If you have hair, you probably have a lot more of it than you did a month ago. And in many states, it's unclear when salons and barbershops will reopen. Chloe Veltman of member station KQED tells us some other ways people in her part of the world have been trying to keep their locks under control.

CHLOE VELTMAN, BYLINE: Kevin Stark was feeling shaggy.

KEVIN STARK, BYLINE: My hair has gotten into this kind of Wolverine phase. It's just very, very puffy.

VELTMAN: So Stark decided to attempt something he's never done before - a DIY haircut.


VELTMAN: He's a fellow reporter at KQED and obligingly recorded himself while undertaking the process.

STARK: So right now, I'm just trying to get around my ears. And just took a big slosh (ph) off.


VELTMAN: Stark is among the many Americans driven to take hair maintenance into their own hands while sheltering in place. Some are enlisting the help of family members...



VELTMAN: ...Like in this Instagram video featuring a woman named Brooke Ricciardi in Hermosa Beach taking electric shears to the side of her partner's head.

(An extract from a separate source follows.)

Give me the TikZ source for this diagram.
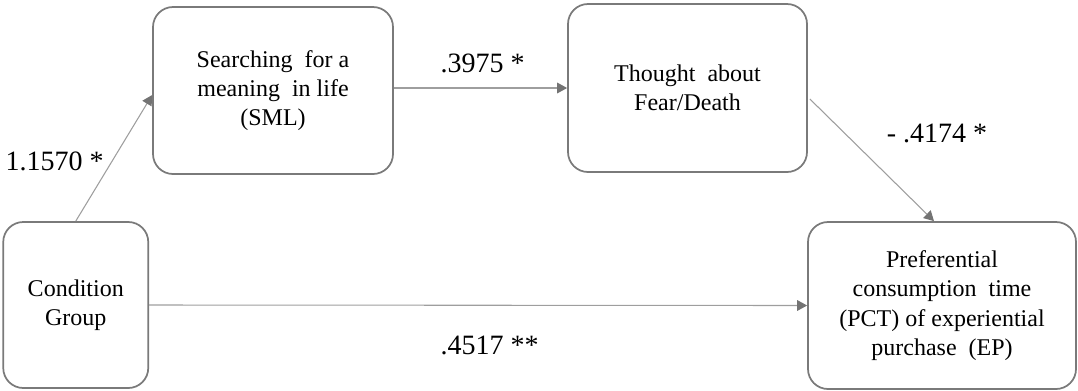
\documentclass[tikz,border=0pt]{standalone}
\usepackage{fontspec}
\setmainfont{Liberation Serif}
\usetikzlibrary{arrows.meta}

\begin{document}
\begin{tikzpicture}[x=0.75pt,y=-0.75pt]
\tikzstyle{main}=[rectangle, rounded corners=15pt, draw=black!52, line width=1.3pt, align=center, inner sep=0pt, font=\fontsize{18}{22}\selectfont]
\tikzstyle{connect}=[-{Triangle[length=7.5pt,width=8pt,color=black!55]}, draw=black!38, line width=0.8pt]
\tikzstyle{coef}=[inner sep=0pt, font=\fontsize{21}{25}\selectfont]
\useasboundingbox (0,0) rectangle (1078,390);
\node[main, minimum width=108.75pt, minimum height=124.5pt] (cond) at (75.75,305) {Condition\\Group};
\node[main, minimum width=180pt, minimum height=125.25pt] (sml) at (273,90.5) {Searching\ \ for\ a\\meaning\ \ in life\\(SML)};
\node[main, minimum width=179.25pt, minimum height=126pt] (fear) at (687.5,88) {Thought\ \ about\\Fear/Death};
\node[main, minimum width=201pt, minimum height=125.25pt] (pct) at (942,305.5) {Preferential\\consumption\ \ time\\(PCT) of experiential\\purchase\ \ (EP)};
  \path (cond.north) edge [connect] ([yshift=-3.4pt]sml.west)
  	(sml.east |- fear.west) edge [connect] (fear.west)
  	([shift={(2,11)}]fear.east) edge [connect] ([xshift=-6pt]pct.north)
  	(cond.east) edge [connect] (pct.west);
\node[coef] (b1) at (54.5,161.5) {1.1570 *};
\node[coef] (b2) at (482.5,63.5) {.3975 *};
\node[coef] (b3) at (937,133) {- .4174 *};
\node[coef] (b4) at (489.5,345) {.4517 **};
\end{tikzpicture}
\end{document}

UNIDENTIFIED PERSON: When I did the curve, it really took a chunk.


VELTMAN: Others aren't so comfortable about having their boo do they do. Trisha McFadden normally goes to her stylist in Oakland every four weeks to get her hair done.

TRISHA MCFADDEN: Red is my color.

VELTMAN: When McFadden's longtime stylist obligingly sent her a batch of her signature bright red hair dye in the mail, he suggested she get her husband to help her touch up her roots. But she was having none of it.

MCFADDEN: Oh, no. He's OCD. No way. We were going to have a fight.

VELTMAN: So she did it herself. McFadden says it took more than two hours to get her first-ever selfie hair color done after covering her white-tiled bathroom with old sheets and adorning herself in a garbage bag cape.

MCFADDEN: It was pretty intense.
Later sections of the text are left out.